▶ SHORT EXERCISE: For the copy, please give all of the data again exactly and leave the pictures out.

▶ INFORMATION PROVIDED:
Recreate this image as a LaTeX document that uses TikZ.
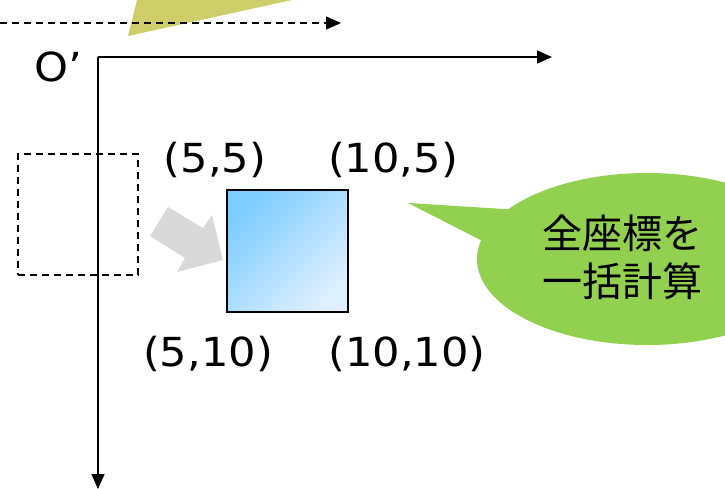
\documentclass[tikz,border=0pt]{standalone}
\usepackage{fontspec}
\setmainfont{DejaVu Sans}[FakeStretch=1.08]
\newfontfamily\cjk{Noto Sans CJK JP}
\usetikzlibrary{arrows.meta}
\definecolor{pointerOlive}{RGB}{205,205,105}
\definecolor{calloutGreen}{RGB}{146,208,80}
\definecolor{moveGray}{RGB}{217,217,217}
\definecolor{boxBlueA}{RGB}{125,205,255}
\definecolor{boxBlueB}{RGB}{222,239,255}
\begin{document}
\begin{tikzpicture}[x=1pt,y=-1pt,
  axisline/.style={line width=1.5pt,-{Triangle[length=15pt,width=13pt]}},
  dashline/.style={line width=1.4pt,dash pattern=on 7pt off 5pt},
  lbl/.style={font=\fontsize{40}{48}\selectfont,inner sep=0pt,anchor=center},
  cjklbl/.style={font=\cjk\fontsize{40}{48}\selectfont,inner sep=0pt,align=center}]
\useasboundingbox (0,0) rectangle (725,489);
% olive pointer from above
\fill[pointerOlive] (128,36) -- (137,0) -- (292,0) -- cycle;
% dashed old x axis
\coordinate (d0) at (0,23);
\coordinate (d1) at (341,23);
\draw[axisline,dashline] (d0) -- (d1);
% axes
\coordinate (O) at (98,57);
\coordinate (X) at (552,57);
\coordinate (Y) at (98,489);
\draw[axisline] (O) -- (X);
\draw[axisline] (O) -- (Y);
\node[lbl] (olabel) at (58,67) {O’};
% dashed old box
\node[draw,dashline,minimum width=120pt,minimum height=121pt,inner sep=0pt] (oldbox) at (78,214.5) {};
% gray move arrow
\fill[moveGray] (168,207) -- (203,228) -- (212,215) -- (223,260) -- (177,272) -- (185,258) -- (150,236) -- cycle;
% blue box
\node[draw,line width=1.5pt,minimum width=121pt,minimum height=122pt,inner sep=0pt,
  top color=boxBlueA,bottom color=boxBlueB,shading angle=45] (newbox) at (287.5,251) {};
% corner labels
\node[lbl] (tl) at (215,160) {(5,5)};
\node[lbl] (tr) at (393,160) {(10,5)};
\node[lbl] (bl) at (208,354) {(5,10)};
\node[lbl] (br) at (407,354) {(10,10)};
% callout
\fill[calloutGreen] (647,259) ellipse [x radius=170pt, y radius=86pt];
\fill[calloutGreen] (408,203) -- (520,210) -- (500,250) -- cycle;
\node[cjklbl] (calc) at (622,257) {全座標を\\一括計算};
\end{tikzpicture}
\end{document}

▶ WRITTEN ANSWER:
Recreate this image as a LaTeX document that uses TikZ.
\documentclass[tikz,border=0pt]{standalone}
\usepackage{fontspec}
\setmainfont{DejaVu Sans}[FakeStretch=1.08]
\newfontfamily\cjk{Noto Sans CJK JP}
\usetikzlibrary{arrows.meta}
\definecolor{pointerOlive}{RGB}{205,205,105}
\definecolor{calloutGreen}{RGB}{146,208,80}
\definecolor{moveGray}{RGB}{217,217,217}
\definecolor{boxBlueA}{RGB}{125,205,255}
\definecolor{boxBlueB}{RGB}{222,239,255}
\begin{document}
\begin{tikzpicture}[x=1pt,y=-1pt,
  axisline/.style={line width=1.5pt,-{Triangle[length=15pt,width=13pt]}},
  dashline/.style={line width=1.4pt,dash pattern=on 7pt off 5pt},
  lbl/.style={font=\fontsize{40}{48}\selectfont,inner sep=0pt,anchor=center},
  cjklbl/.style={font=\cjk\fontsize{40}{48}\selectfont,inner sep=0pt,align=center}]
\useasboundingbox (0,0) rectangle (725,489);
% olive pointer from above
\fill[pointerOlive] (128,36) -- (137,0) -- (292,0) -- cycle;
% dashed old x axis
\coordinate (d0) at (0,23);
\coordinate (d1) at (341,23);
\draw[axisline,dashline] (d0) -- (d1);
% axes
\coordinate (O) at (98,57);
\coordinate (X) at (552,57);
\coordinate (Y) at (98,489);
\draw[axisline] (O) -- (X);
\draw[axisline] (O) -- (Y);
\node[lbl] (olabel) at (58,67) {O’};
% dashed old box
\node[draw,dashline,minimum width=120pt,minimum height=121pt,inner sep=0pt] (oldbox) at (78,214.5) {};
% gray move arrow
\fill[moveGray] (168,207) -- (203,228) -- (212,215) -- (223,260) -- (177,272) -- (185,258) -- (150,236) -- cycle;
% blue box
\node[draw,line width=1.5pt,minimum width=121pt,minimum height=122pt,inner sep=0pt,
  top color=boxBlueA,bottom color=boxBlueB,shading angle=45] (newbox) at (287.5,251) {};
% corner labels
\node[lbl] (tl) at (215,160) {(5,5)};
\node[lbl] (tr) at (393,160) {(10,5)};
\node[lbl] (bl) at (208,354) {(5,10)};
\node[lbl] (br) at (407,354) {(10,10)};
% callout
\fill[calloutGreen] (647,259) ellipse [x radius=170pt, y radius=86pt];
\fill[calloutGreen] (408,203) -- (520,210) -- (500,250) -- cycle;
\node[cjklbl] (calc) at (622,257) {全座標を\\一括計算};
\end{tikzpicture}
\end{document}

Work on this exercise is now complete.